Pankaj Mullick, who wears a party organiser’s hat among many others, considers King’s the best breakfast beer in India. “For me, a beer is something you can wake up to,” he says, “unfortunately most Indian beers have such high glycerine content that you can’t drink more than 2-3 sips.”
But breakfast beer?
Hey, remember that Johnny Cash number? ‘The beer I had for breakfast wasn’t bad, so I had one more for dessert.’ Or The Doors’ immortal ‘I woke up this morning and got myself a beer’? Music apart, consider the implications. The practical implications. You can drink it all day, and that’s the point. You can chug it when you like, how you like—no soapy throat. Amble around town with it—no ending up in a heap by the side of the road.

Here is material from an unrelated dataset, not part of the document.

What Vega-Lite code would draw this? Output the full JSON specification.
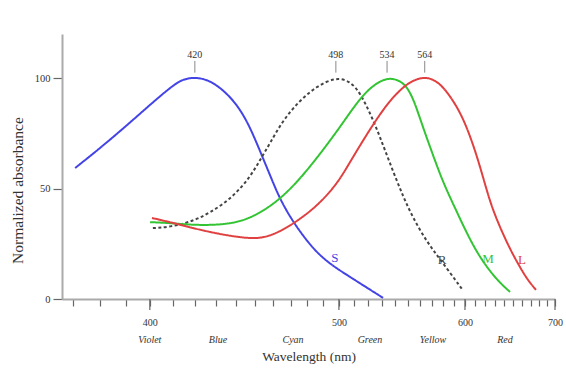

Rebello credits the use of Quepem water for King’s breakfast worthiness. It’s the brand’s local advantage. One that could well put it on a roll, given some extra word-of-mouth among tourists.
Call us sentimental fools if you must, but if we’ve got half a hand on the steering, looking down that long road to Goa (or even if we’re flying down in a billboard shaped like a plane), what we have in mind is King’s beer.
God forbid its going out of business. I pledge to soak my body’s weight in King’s! Hell, I might even mull that mule!